155. Ge vraagt mij of de kerkeraad een drietal kinderen van 5-10 jaar, wier moeder overleden is, en wier vader wegens een rechterlijk vonnis voortvluchtig is, ten doop mag toelaten op verzoek van den grootvader zonder den vader hierin te kennen.

Ook na uwe inlichtingen weet ik van dit geval nog te weinig, om uwe vraag te kunnen beantwoorden.

In het algemeen kan ik slechts zeggen, dat de vader als hoofd des gezins, den Doop van zijn kind moet aanvragen, of althans aan den kerkeraad genoegzame zekerheid moet geven, dat hij dien Doop goed vindt, met verklaring, dat hij zijn kind in de Geref. leer wil doen opvoeden, en aan den Doopgetuige het recht toekent daarop toezicht te houden en daaraan te helpen.

Is nu in bovenbedoeld geval de vader geheel onbereikbaar? Ook voor den grootvader? Kan deze aan den kerkeraad het noodige genoegzaam verzekeren door hetgeen de vader hem zeide of schreef? Heeft die grootvader in de laatste 10 jaar aan die zaak zich niet laten gelegen liggen? En zoo zou ik nog voort kunnen vragen.

Natuurlijk kan de vader zijn kinderen altijd opeischen en ze opvoeden gelijk hij wil; tenzij hij bij rechterlijk vonnis die macht verloren had. Maar dan zou er natuurlijk een voogd moeten zijn. Is er thans, daar de moeder overleden is, geen toeziende voogd? En hoe doet deze in de zaak der Doopsbediening?

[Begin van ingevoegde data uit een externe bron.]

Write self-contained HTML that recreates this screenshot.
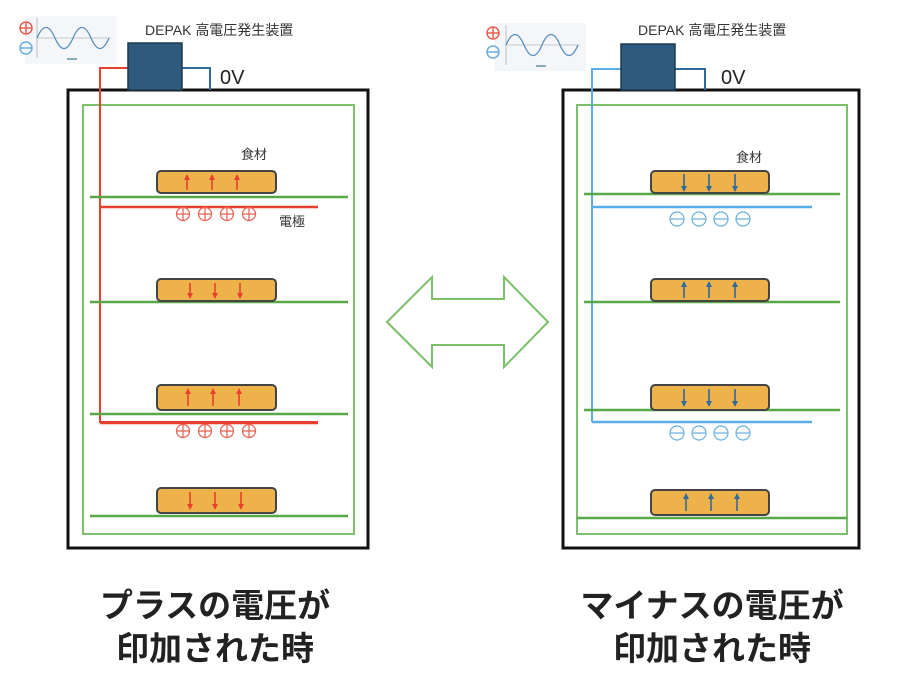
<!DOCTYPE html>
<html><head><meta charset="utf-8"><style>
html,body{margin:0;padding:0;background:#fff;}
svg text{font-family:"Liberation Sans","Noto Sans CJK JP",sans-serif;}
</style></head><body>
<svg width="908" height="690" viewBox="0 0 908 690" xmlns="http://www.w3.org/2000/svg">
<defs>
<marker id="ar" markerUnits="userSpaceOnUse" markerWidth="6" markerHeight="6" refX="4" refY="3" orient="auto"><path d="M0,0 L6,3 L0,6 z" fill="#e8402f"/></marker>
<marker id="ab" markerUnits="userSpaceOnUse" markerWidth="6" markerHeight="6" refX="4" refY="3" orient="auto"><path d="M0,0 L6,3 L0,6 z" fill="#2f6a9e"/></marker>
<g id="wave">
<rect x="0" y="0" width="92" height="48" fill="#f4f6fa"/>
<line x1="12" y1="2" x2="12" y2="42" stroke="#999" stroke-width="0.6"/>
<line x1="12" y1="22" x2="86" y2="22" stroke="#999" stroke-width="0.6"/>
<path d="M12,22 C18,8 24,8 30,22 S42,36 48,22 S60,8 66,22 S78,36 84,22" fill="none" stroke="#5a8fbf" stroke-width="1.3"/>
<rect x="42" y="42" width="10" height="2" fill="#8ab"/>
</g>
</defs>

<!-- LEFT PANEL -->
<use href="#wave" x="25" y="16"/>
<circle cx="26" cy="28" r="6" fill="none" stroke="#e8604f" stroke-width="1.5"/><path d="M20,28h12M26,22v12" stroke="#e8604f" stroke-width="1.5"/>
<circle cx="26" cy="48" r="6" fill="none" stroke="#6ab0e0" stroke-width="1.5"/><path d="M20,48h12" stroke="#6ab0e0" stroke-width="1.5"/>
<text x="145" y="35" font-size="14" fill="#333">DEPAK 高電圧発生装置</text>
<text x="220" y="84" font-size="20" fill="#222">0V</text>
<rect x="68" y="90" width="300" height="458" fill="none" stroke="#111" stroke-width="3"/>
<rect x="83" y="105" width="271" height="429" fill="none" stroke="#7cc06a" stroke-width="2"/>
<polyline points="182,68 210,68 210,90" fill="none" stroke="#2f6a9e" stroke-width="2"/>
<polyline points="128,68 100,68 100,422 318,422" fill="none" stroke="#e8402f" stroke-width="2"/>
<line x1="100" y1="207" x2="318" y2="207" stroke="#e8402f" stroke-width="2.5"/>
<line x1="100" y1="423" x2="318" y2="423" stroke="#e8402f" stroke-width="2.5"/>
<rect x="128" y="43" width="54" height="47" fill="#2e5a7d" stroke="#1d3a50" stroke-width="1.5"/>
<g stroke="#58a848" stroke-width="2.5">
<line x1="90" y1="197" x2="348" y2="197"/><line x1="90" y1="302" x2="348" y2="302"/>
<line x1="90" y1="414" x2="348" y2="414"/><line x1="90" y1="516" x2="348" y2="516"/></g>
<g fill="#eeb24a" stroke="#444" stroke-width="2">
<rect x="157" y="171" width="119" height="22" rx="4"/><rect x="157" y="279" width="119" height="22" rx="4"/>
<rect x="157" y="385" width="119" height="25" rx="4"/><rect x="157" y="488" width="119" height="25" rx="4"/></g>
<g stroke="#e8402f" stroke-width="1.6">
<line x1="187" y1="190" x2="187" y2="176" marker-end="url(#ar)"/><line x1="212" y1="190" x2="212" y2="176" marker-end="url(#ar)"/><line x1="237" y1="190" x2="237" y2="176" marker-end="url(#ar)"/>
<line x1="190" y1="283" x2="190" y2="297" marker-end="url(#ar)"/><line x1="215" y1="283" x2="215" y2="297" marker-end="url(#ar)"/><line x1="240" y1="283" x2="240" y2="297" marker-end="url(#ar)"/>
<line x1="188" y1="406" x2="188" y2="390" marker-end="url(#ar)"/><line x1="213" y1="406" x2="213" y2="390" marker-end="url(#ar)"/><line x1="239" y1="406" x2="239" y2="390" marker-end="url(#ar)"/>
<line x1="190" y1="492" x2="190" y2="508" marker-end="url(#ar)"/><line x1="215" y1="492" x2="215" y2="508" marker-end="url(#ar)"/><line x1="241" y1="492" x2="241" y2="508" marker-end="url(#ar)"/>
</g>
<g fill="none" stroke="#e8604f" stroke-width="1.2">
<circle cx="183" cy="214" r="6.5"/><circle cx="205" cy="214" r="6.5"/><circle cx="227" cy="214" r="6.5"/><circle cx="249" cy="214" r="6.5"/>
<path d="M177,214h12M183,208v12M199,214h12M205,208v12M221,214h12M227,208v12M243,214h12M249,208v12"/>
<circle cx="183" cy="431" r="6.5"/><circle cx="205" cy="431" r="6.5"/><circle cx="227" cy="431" r="6.5"/><circle cx="249" cy="431" r="6.5"/>
<path d="M177,431h12M183,425v12M199,431h12M205,425v12M221,431h12M227,425v12M243,431h12M249,425v12"/>
</g>
<text x="241" y="159" font-size="13" fill="#333">食材</text>
<text x="279" y="226" font-size="13" fill="#333">電極</text>

<!-- DOUBLE ARROW -->
<polygon points="387,322 432,277 432,299 504,299 504,277 548,322 504,367 504,345 432,345 432,367" fill="#fff" stroke="#7cc06a" stroke-width="2"/>

<!-- RIGHT PANEL -->
<use href="#wave" x="494" y="23"/>
<circle cx="493" cy="33" r="6" fill="none" stroke="#e8604f" stroke-width="1.5"/><path d="M487,33h12M493,27v12" stroke="#e8604f" stroke-width="1.5"/>
<circle cx="493" cy="52" r="6" fill="none" stroke="#6ab0e0" stroke-width="1.5"/><path d="M487,52h12" stroke="#6ab0e0" stroke-width="1.5"/>
<text x="638" y="35" font-size="14" fill="#333">DEPAK 高電圧発生装置</text>
<text x="721" y="84" font-size="20" fill="#222">0V</text>
<rect x="563" y="90" width="296" height="458" fill="none" stroke="#111" stroke-width="3"/>
<rect x="577" y="105" width="270" height="429" fill="none" stroke="#7cc06a" stroke-width="2"/>
<polyline points="675,69 705,69 705,90" fill="none" stroke="#2f6a9e" stroke-width="2"/>
<polyline points="621,69 592,69 592,422" fill="none" stroke="#5aaee6" stroke-width="2"/>
<line x1="592" y1="207" x2="812" y2="207" stroke="#5aaee6" stroke-width="2.5"/>
<line x1="592" y1="422" x2="812" y2="422" stroke="#5aaee6" stroke-width="2.5"/>
<rect x="621" y="44" width="54" height="46" fill="#2e5a7d" stroke="#1d3a50" stroke-width="1.5"/>
<g stroke="#58a848" stroke-width="2.5">
<line x1="584" y1="194" x2="840" y2="194"/><line x1="584" y1="302" x2="840" y2="302"/>
<line x1="584" y1="410" x2="840" y2="410"/><line x1="577" y1="518" x2="847" y2="518"/></g>
<g fill="#eeb24a" stroke="#444" stroke-width="2">
<rect x="651" y="171" width="118" height="22" rx="4"/><rect x="651" y="279" width="118" height="22" rx="4"/>
<rect x="651" y="385" width="118" height="25" rx="4"/><rect x="651" y="490" width="118" height="25" rx="4"/></g>
<g stroke="#2f6a9e" stroke-width="1.6">
<line x1="684" y1="174" x2="684" y2="190" marker-end="url(#ab)"/><line x1="709" y1="174" x2="709" y2="190" marker-end="url(#ab)"/><line x1="735" y1="174" x2="735" y2="190" marker-end="url(#ab)"/>
<line x1="684" y1="298" x2="684" y2="283" marker-end="url(#ab)"/><line x1="709" y1="298" x2="709" y2="283" marker-end="url(#ab)"/><line x1="735" y1="298" x2="735" y2="283" marker-end="url(#ab)"/>
<line x1="684" y1="389" x2="684" y2="405" marker-end="url(#ab)"/><line x1="709" y1="389" x2="709" y2="405" marker-end="url(#ab)"/><line x1="735" y1="389" x2="735" y2="405" marker-end="url(#ab)"/>
<line x1="686" y1="511" x2="686" y2="495" marker-end="url(#ab)"/><line x1="711" y1="511" x2="711" y2="495" marker-end="url(#ab)"/><line x1="737" y1="511" x2="737" y2="495" marker-end="url(#ab)"/>
</g>
<g fill="none" stroke="#6ab0e0" stroke-width="1.2">
<circle cx="677" cy="219" r="7"/><circle cx="699" cy="219" r="7"/><circle cx="721" cy="219" r="7"/><circle cx="743" cy="219" r="7"/>
<path d="M670,219h14M692,219h14M714,219h14M736,219h14"/>
<circle cx="677" cy="433" r="7"/><circle cx="699" cy="433" r="7"/><circle cx="721" cy="433" r="7"/><circle cx="743" cy="433" r="7"/>
<path d="M670,433h14M692,433h14M714,433h14M736,433h14"/>
</g>
<text x="736" y="162" font-size="13" fill="#333">食材</text>

<!-- CAPTIONS -->
<g font-size="33" font-weight="bold" fill="#222" text-anchor="middle">
<text x="215" y="617">プラスの電圧が</text>
<text x="215" y="660">印加された時</text>
<text x="712" y="617">マイナスの電圧が</text>
<text x="712" y="660">印加された時</text>
</g>
</svg>
</body></html>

Als de kerkeraad het waarschijnlijk acht, dat de kinderen toch niet Gereformeerd opgevoed zullen worden, zou ik den Doop

|35|

liever uitstellen tot hun belijdenis. Acht de kerkeraad het tegenovergestelde genoegzaam zeker of waarschijnlijk, dan moeten kinderen des verbonds niet worden uitgesloten van den doop.